"There's never
enough time to do all the nothing you want."
~ Calvin, Calvin
and Hobbes
by
Bill Watterson
Hi all,
Big thanks to Nicole's sister, Bri, and Yvette for supplying much of
the material you see here. Things are a lil crazy for me right
now so I'm afraid all I could manage were a couple stupid answers to
stupid questions!
The overwhelming conclusion I'm coming to is that this busyness I often
feel simply is my way of life now. So... I'd like to draw
everyone's attention to the following sections of the JABB site:
If you'd like to help create a JABB newsletter, please check out one or
both of those sites for ideas. If you have something else running
through your mind that you think might work for us, please contact
me! Thanks! I still really enjoy these newsletters and the
web site and I'm told I'm not alone in that but I also realize that I
can't do it alone. So help would be much appreciated!
God bless,
Jenni
Ask
a Stupid Question, Get a Stupid
Answer-
Summer Solstice Edition
Q: Is it OK if I cover my walls
in pictures of the lovely angel?
A: Sure!
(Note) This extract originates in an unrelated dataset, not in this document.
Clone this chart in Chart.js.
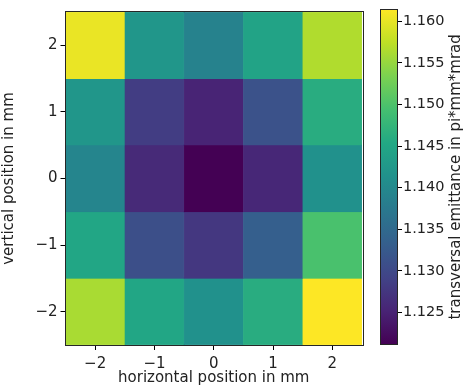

As long as you follow the Official JABB Guidelines to
Andrew Wall Decor which are as follows:
1. No
photo should be any less than a cubit above the floor lest
mud accidentally be kicked upon the Lovely Angel's face.
2. If using multiple photos of divergent
colors they must
be
arranged in an aesthetically pleasing manner which will not wash out
Andrew's handsome face nor make him look like he suffers from
rosacea.
3. Andrew pictures cannot be displayed
within 2 yards of any
Halloween decor lest sympathetic magic turns out to be real and you
unwittingly make Andrew feel crowded in by the holiday he hates.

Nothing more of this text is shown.